What do you admire most about the profession of technical communication?

“Technical communicators are agents of clarity sent to the front lines of an unclear world, fighting against both entropy and ambiguity. By simplifying that which is complex, by “making the unclear clear,” as Abby Covert puts it, you’re enabling people not just to understand more, but also to do more and even to be more. I can’t imagine a more noble, fulfilling pursuit—other than teaching technical communication, of course.”
—Jonathon Colman

“Technical communicators deserve our thanks and admiration because the work they do is largely underappreciated.
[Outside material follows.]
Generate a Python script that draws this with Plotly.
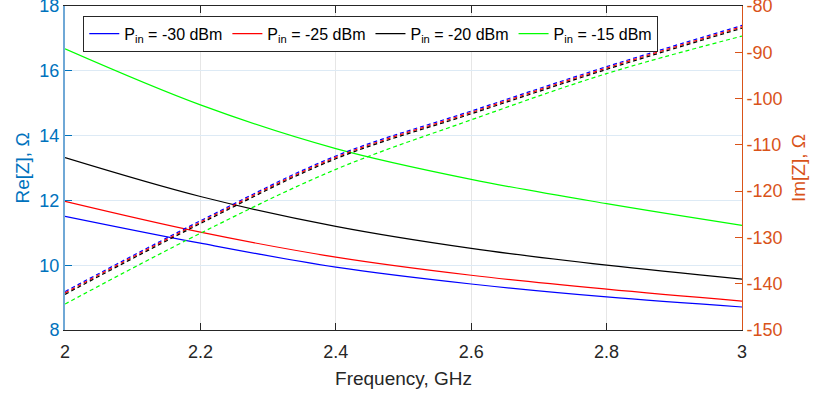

Technical communicators perform essential work, for little or no recognition, under deadline pressure and often in low-information conditions. Good technical communication is like air: we need it to live (or at least to live well!), but we only really notice it when something’s wrong with it. I’m glad the STC exists to help give recognition and support the technical communicators! They deserve it.”
—Erin McKean

“Imparting real understanding of complex and esoteric things. Done well this is an art. Alan Alda is really good at it.”